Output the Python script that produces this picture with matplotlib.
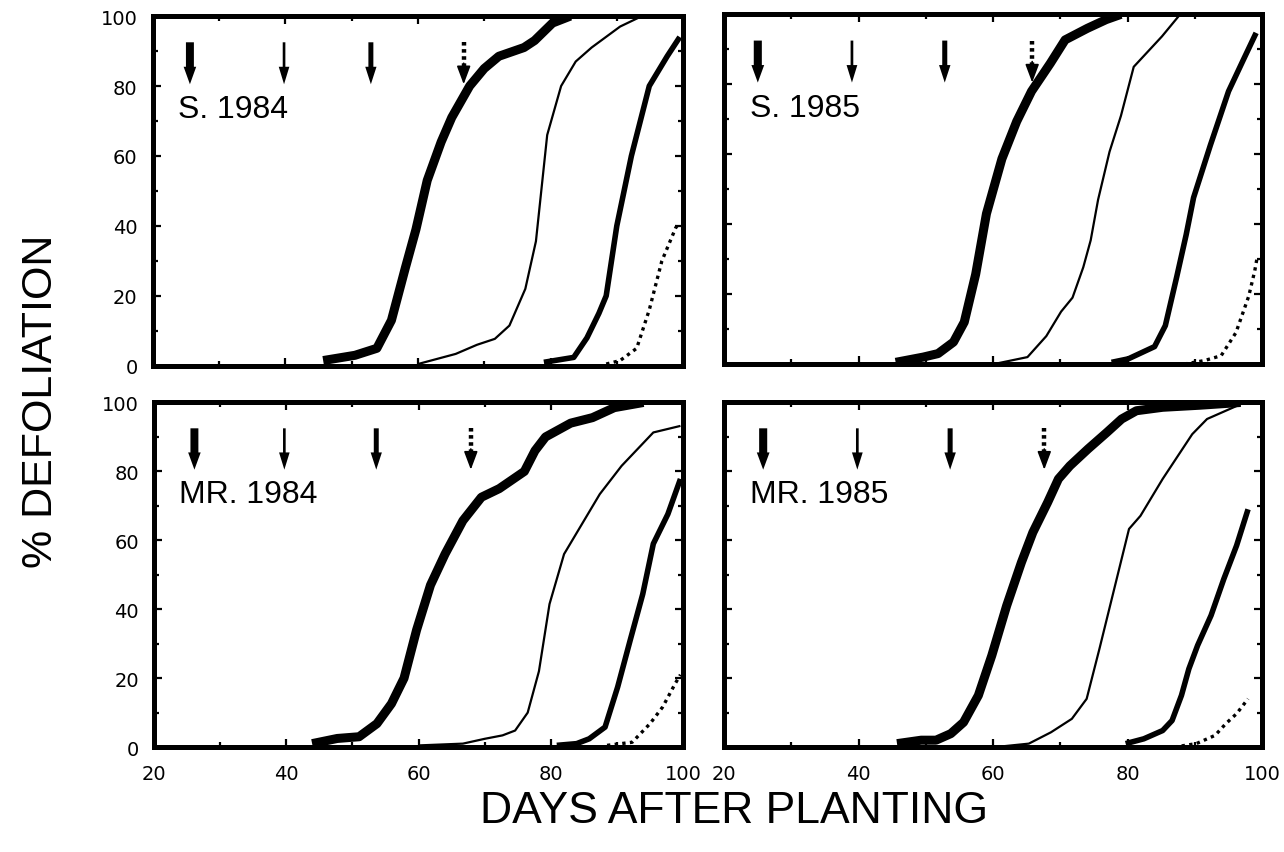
import matplotlib
matplotlib.use("Agg")
import matplotlib.pyplot as plt
from matplotlib.ticker import MultipleLocator

plt.rcParams['font.family'] = ['Liberation Sans', 'DejaVu Sans']

# S. 1984
s84_a_x = [45.7, 50.5, 53.8, 56.0, 58.1, 59.7, 61.4, 63.5, 65.1, 67.8, 70.0, 72.2, 76.0, 77.6, 80.3, 83.0]
s84_a_y = [1.5, 3, 5, 13, 28, 39, 53, 64, 71, 80, 85, 88.5, 91, 93, 98, 100]
s84_b_x = [60.0, 65.7, 68.9, 71.6, 73.8, 76.2, 77.8, 79.5, 81.6, 83.8, 86.2, 90.5, 93.8]
s84_b_y = [0.5, 3.4, 6, 7.7, 11.5, 22, 35.6, 66, 80, 87, 91, 97, 100]
s84_c_x = [79.0, 83.5, 85.5, 87.3, 88.4, 90.0, 92.2, 94.9, 97.6, 99.5]
s84_c_y = [1, 2.4, 8, 15, 20, 40, 60, 80, 88.5, 94]
s84_d_x = [88.4, 90.5, 93.0, 94.9, 96.8, 98.9, 99.5]
s84_d_y = [0.5, 1.5, 5, 16, 30, 39.5, 41]
s84_arrows = [25.6, 39.8, 52.9, 66.9]

# S. 1985
s85_a_x = [45.5, 49.6, 51.8, 54.1, 55.7, 57.4, 59.0, 61.3, 63.5, 65.7, 68.5, 70.7, 74.0, 76.8, 79.0]
s85_a_y = [0.5, 2, 3, 6.3, 12, 25.7, 43, 58.7, 69.4, 78, 86, 92.7, 96, 98.5, 100]
s85_b_x = [60.1, 65.1, 67.9, 70.1, 71.8, 73.4, 74.5, 75.6, 77.3, 79.0, 80.9, 85.1, 87.8]
s85_b_y = [0, 2, 8, 15, 19, 27.7, 35.4, 47, 60.7, 71, 85, 93.7, 100]
s85_c_x = [77.6, 80.1, 84.0, 85.6, 87.3, 88.7, 89.8, 92.3, 95.0, 97.2, 99.1]
s85_c_y = [0.5, 1.5, 5, 11, 25, 37, 47.6, 62.6, 78, 87, 94.7]
s85_d_x = [88.4, 91.4, 93.9, 96.1, 98.0, 98.9, 99.3]
s85_d_y = [0, 1, 2.4, 9, 19.4, 26.7, 31]
s85_arrows = [25.0, 39.0, 52.8, 65.8]

# MR. 1984
mr84_a_x = [43.9, 47.7, 51.0, 53.7, 55.9, 57.8, 59.7, 61.8, 64.0, 66.7, 69.5, 72.2, 76.0, 77.6, 79.2, 83.0, 86.3, 89.6, 94.0]
mr84_a_y = [1, 2.5, 3, 6.8, 12.6, 20, 34, 47, 56, 65.7, 72.5, 75, 80, 86, 90, 94, 95.6, 98.5, 100]
mr84_b_x = [60.2, 66.7, 70.0, 72.7, 74.6, 76.5, 78.2, 79.8, 82.0, 84.7, 87.4, 90.7, 95.5, 99.6]
mr84_b_y = [0.5, 1, 2.4, 3.4, 4.8, 10, 22, 41.5, 56, 64.7, 73.4, 81.6, 91.3, 93.2]
mr84_c_x = [80.9, 83.9, 85.8, 88.2, 90.1, 92.0, 93.9, 95.5, 97.7, 99.6]
mr84_c_y = [0.5, 1, 2.4, 5.8, 17.4, 31, 44.4, 59, 67.6, 77.8]
mr84_d_x = [88.5, 92.3, 95.0, 96.9, 98.8, 99.6]
mr84_d_y = [0.5, 1.4, 6.8, 11.6, 18.4, 21]
mr84_arrows = [26.1, 39.7, 53.6, 67.9]

# MR. 1985
mr85_a_x = [45.7, 49.3, 51.5, 53.7, 55.6, 57.8, 59.8, 62.0, 64.2, 65.9, 68.1, 69.7, 71.4, 74.1, 76.9, 79.1, 81.3, 85.2, 90.7, 96.8]
mr85_a_y = [1, 2, 2, 3.9, 7.2, 15, 26.6, 41, 53.6, 62.3, 71, 77.8, 81.6, 86.5, 91.3, 95.2, 97.6, 98.6, 99.2, 100]
mr85_b_x = [60.3, 65.3, 68.6, 71.7, 73.9, 75.8, 78.0, 80.2, 81.9, 85.2, 89.6, 91.8, 96.8]
mr85_b_y = [0, 1, 4.3, 8.2, 14, 28.5, 45.9, 63.3, 67.1, 77.8, 90.8, 95.2, 99.5]
mr85_c_x = [79.7, 82.4, 85.2, 86.6, 88.0, 89.1, 90.4, 92.4, 94.3, 96.2, 97.9]
mr85_c_y = [1, 2.4, 4.8, 7.7, 15, 22.7, 29.5, 38.2, 48.8, 58.5, 69]
mr85_d_x = [86.9, 90.2, 93.0, 94.6, 96.2, 97.9]
mr85_d_y = [0, 1, 3.4, 6.8, 9.7, 14]
mr85_arrows = [25.8, 39.8, 53.6, 67.6]

panels = [
    ("S. 1984", [(s84_a_x, s84_a_y), (s84_b_x, s84_b_y), (s84_c_x, s84_c_y), (s84_d_x, s84_d_y)], s84_arrows),
    ("S. 1985", [(s85_a_x, s85_a_y), (s85_b_x, s85_b_y), (s85_c_x, s85_c_y), (s85_d_x, s85_d_y)], s85_arrows),
    ("MR. 1984", [(mr84_a_x, mr84_a_y), (mr84_b_x, mr84_b_y), (mr84_c_x, mr84_c_y), (mr84_d_x, mr84_d_y)], mr84_arrows),
    ("MR. 1985", [(mr85_a_x, mr85_a_y), (mr85_b_x, mr85_b_y), (mr85_c_x, mr85_c_y), (mr85_d_x, mr85_d_y)], mr85_arrows),
]

# line styles for the four curves: very thick, thin, thick, dotted
styles = [dict(lw=6.5), dict(lw=1.6), dict(lw=4.0), dict(lw=2.4, ls=(0, (1, 1.3)))]
# arrow shaft widths / head widths in days
shaft_w = [1.2, 0.4, 0.75]
head_w = [1.9, 1.6, 1.7]

boxes = [
    [0.119, 0.570, 0.413, 0.410],
    [0.564, 0.572, 0.419, 0.410],
    [0.120, 0.123, 0.412, 0.404],
    [0.564, 0.123, 0.419, 0.404],
]

fig = plt.figure(figsize=(12.84, 8.53), dpi=100)

for i, (name, curves, arrows) in enumerate(panels):
    ax = fig.add_axes(boxes[i])
    for (x, y), st in zip(curves, styles):
        ax.plot(x, y, color='black', solid_joinstyle='round', solid_capstyle='butt', **st)

    tip, top = 80.5, 92.5
    for j, ax_x in enumerate(arrows):
        if j < 3:
            ax.arrow(ax_x, top, 0, tip - top, width=shaft_w[j], head_width=head_w[j],
                     head_length=5, length_includes_head=True, fc='black', ec='black', lw=0)
        else:
            ax.plot([ax_x, ax_x], [top, tip + 4], color='black', lw=3.2, ls=(0, (0.8, 0.8)))
            ax.annotate('', xy=(ax_x, tip), xytext=(ax_x, tip + 6),
                        arrowprops=dict(arrowstyle='-|>,head_length=0.8,head_width=0.3',
                                        lw=1.2, color='black', mutation_scale=14,
                                        shrinkA=0, shrinkB=0))

    ax.text(23.8, 71, name, fontsize=23, ha='left', va='baseline')

    ax.set_xlim(20, 100)
    ax.set_ylim(0, 100)
    ax.xaxis.set_major_locator(MultipleLocator(20))
    ax.xaxis.set_minor_locator(MultipleLocator(10))
    ax.yaxis.set_major_locator(MultipleLocator(20))
    ax.yaxis.set_minor_locator(MultipleLocator(10))
    ax.tick_params(which='both', direction='in', top=True, right=True, width=1.6)
    ax.tick_params(which='major', length=6)
    ax.tick_params(which='minor', length=3.5)
    ax.tick_params(axis='y', pad=11)
    ax.tick_params(axis='x', pad=12)
    for lab in ax.get_xticklabels() + ax.get_yticklabels():
        lab.set_fontfamily('DejaVu Sans')
        lab.set_fontsize(14)
    if i % 2 == 1:
        ax.tick_params(axis='y', labelleft=False)
    if i < 2:
        ax.tick_params(axis='x', labelbottom=False)
    for sp in ax.spines.values():
        sp.set_linewidth(3.6)

fig.text(0.032, 0.529, '% DEFOLIATION', rotation=90, fontsize=31, ha='center', va='center')
fig.text(0.572, 0.035, 'DAYS AFTER PLANTING', fontsize=32, ha='center', va='baseline')

fig.savefig('out.png', dpi=100)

[Task objective]:
Every line from the top of the material above through the line with "plt.rcParams['font.family'] = ['Liberation" should be duplicated exactly, please; leave out the pictures.

[Response]:
Output the Python script that produces this picture with matplotlib.
import matplotlib
matplotlib.use("Agg")
import matplotlib.pyplot as plt
from matplotlib.ticker import MultipleLocator

plt.rcParams['font.family'] = ['Liberation Sans', 'DejaVu Sans']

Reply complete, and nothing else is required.